High resolution flux-difference-splitting scheme on adaptive grid for open-channel flows. (Q2739233)

The authors investigate how to enhance the shock resolution by using a second-order accurate scheme for open-channel flows. The second-order accurate flux-difference-splitting (FDS) scheme based on Lax-Wendroff numerical flux for simulating one-dimensional transient free surface flows is implemented on a fixed as well as on a self-adjusting grid for examining the improvement in shock resolution. The grid-adjusting procedure, developed by \textit{A. Harten} and \textit{J. M. Hyman} [J. Comput. Phys. 50, 235--269 (1983; Zbl 0565.65049)], adjusts the grid by averaging local characteristic velocities with respect to the signal amplitude in such a way that the shock always lies at a mesh point.
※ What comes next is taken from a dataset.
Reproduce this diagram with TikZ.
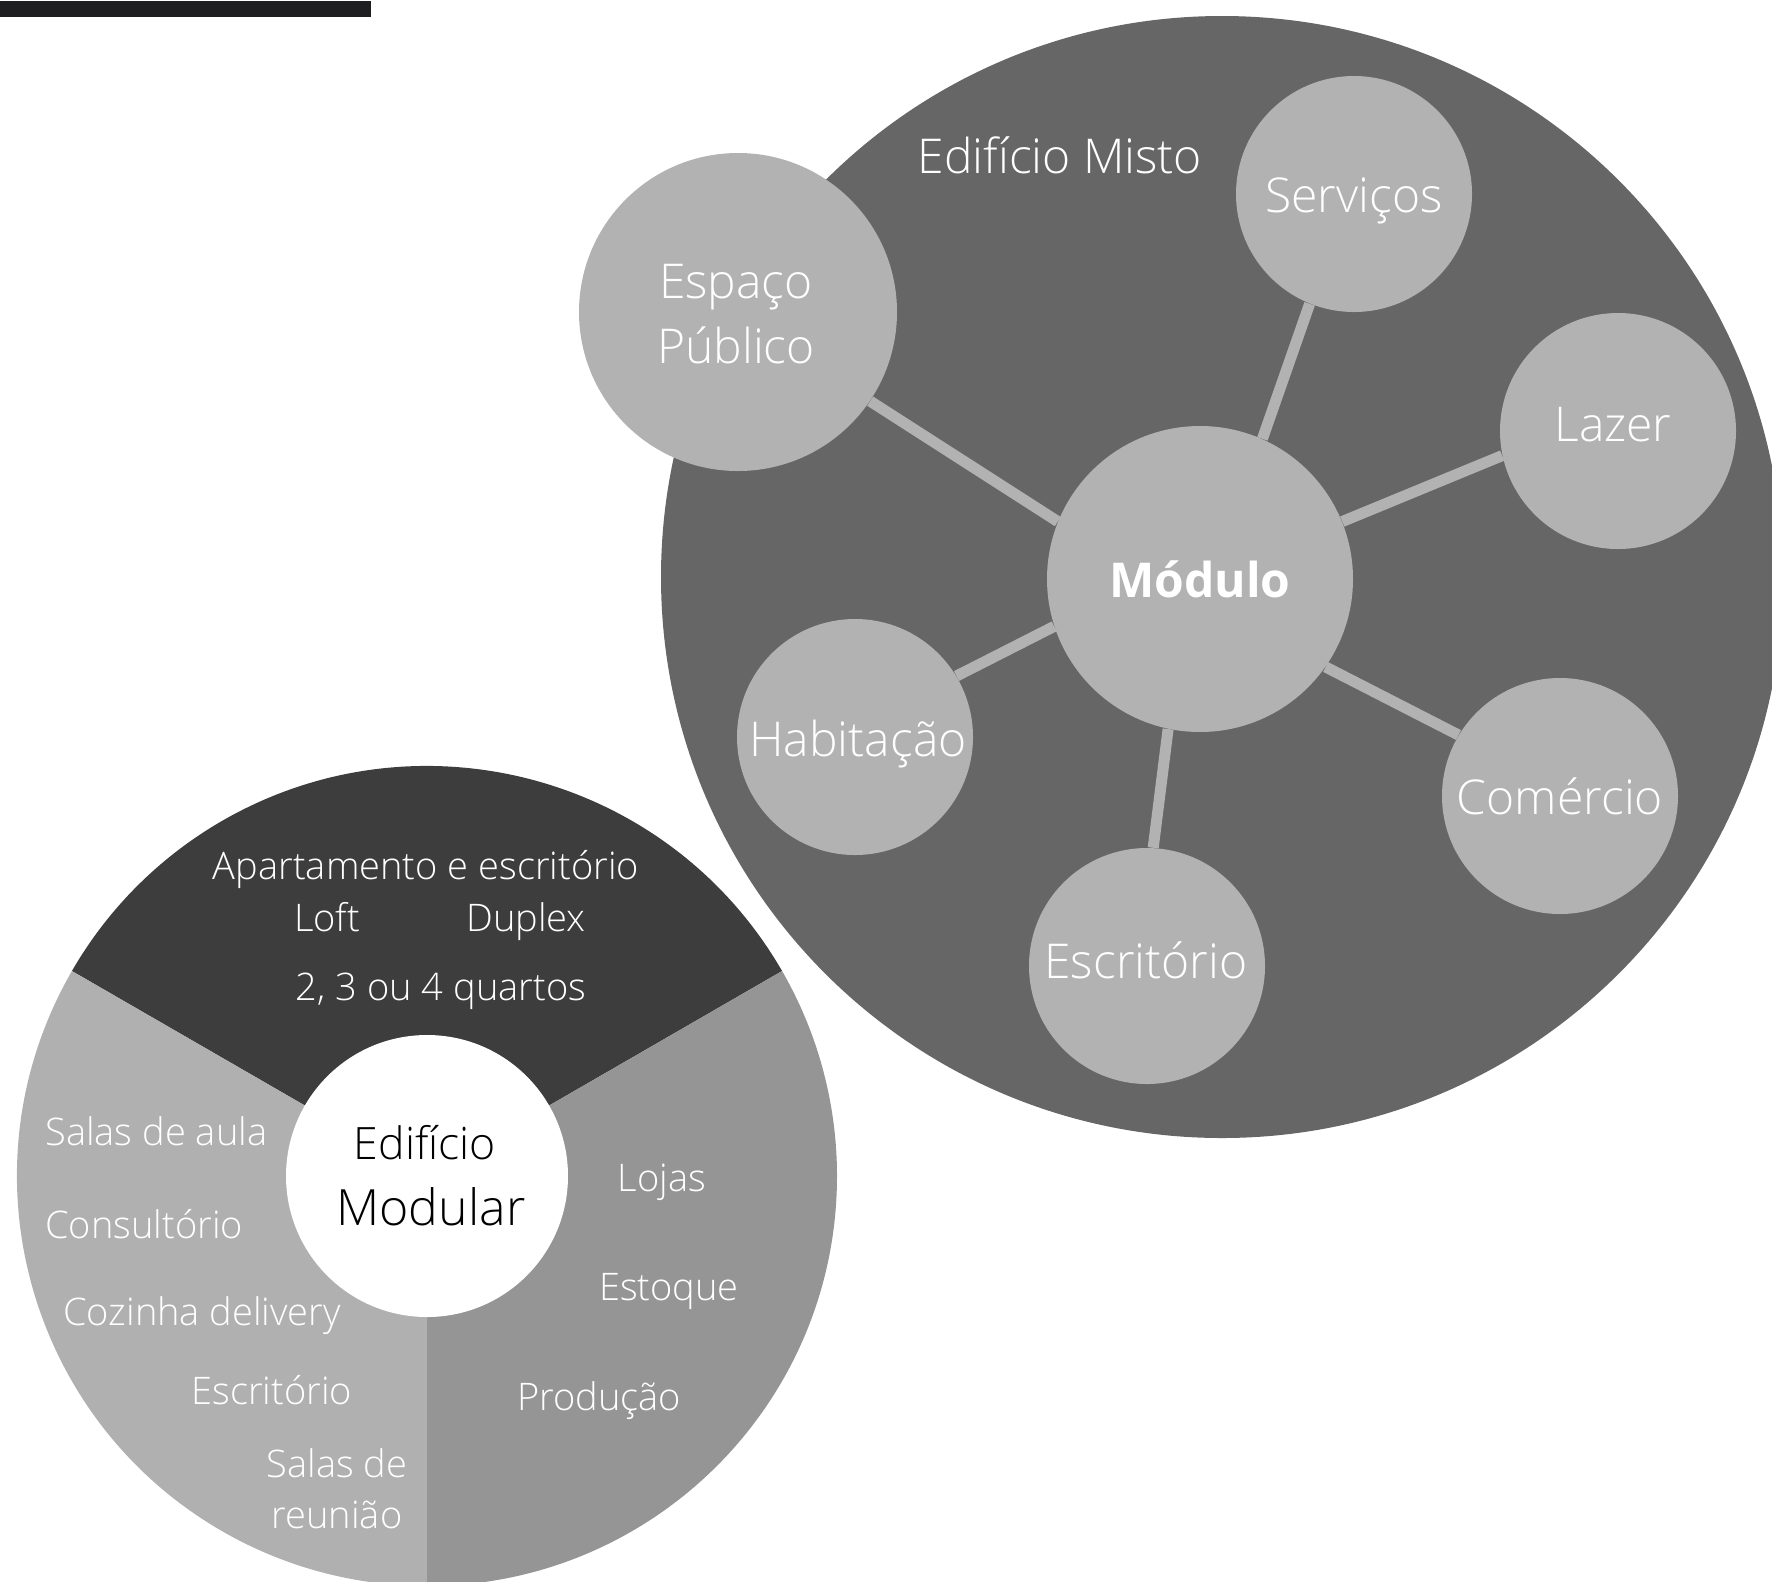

The \textit{P. L. Roe}'s approximate Jacobian [J. Comput. Phys. 43, 357--372 (1981; Zbl 0474.65066)] is used for conservation and consistency, while theoretically sound treatment for satisfying entropy inequality conditions ensures physically realistic solutions. Details about inclusion of source terms, treated in a way consistent with the general formulation of the FDS scheme, are explained. Numerical examples concerning complex channel flows are given to illustrate the effectiveness of the technique for handling source terms.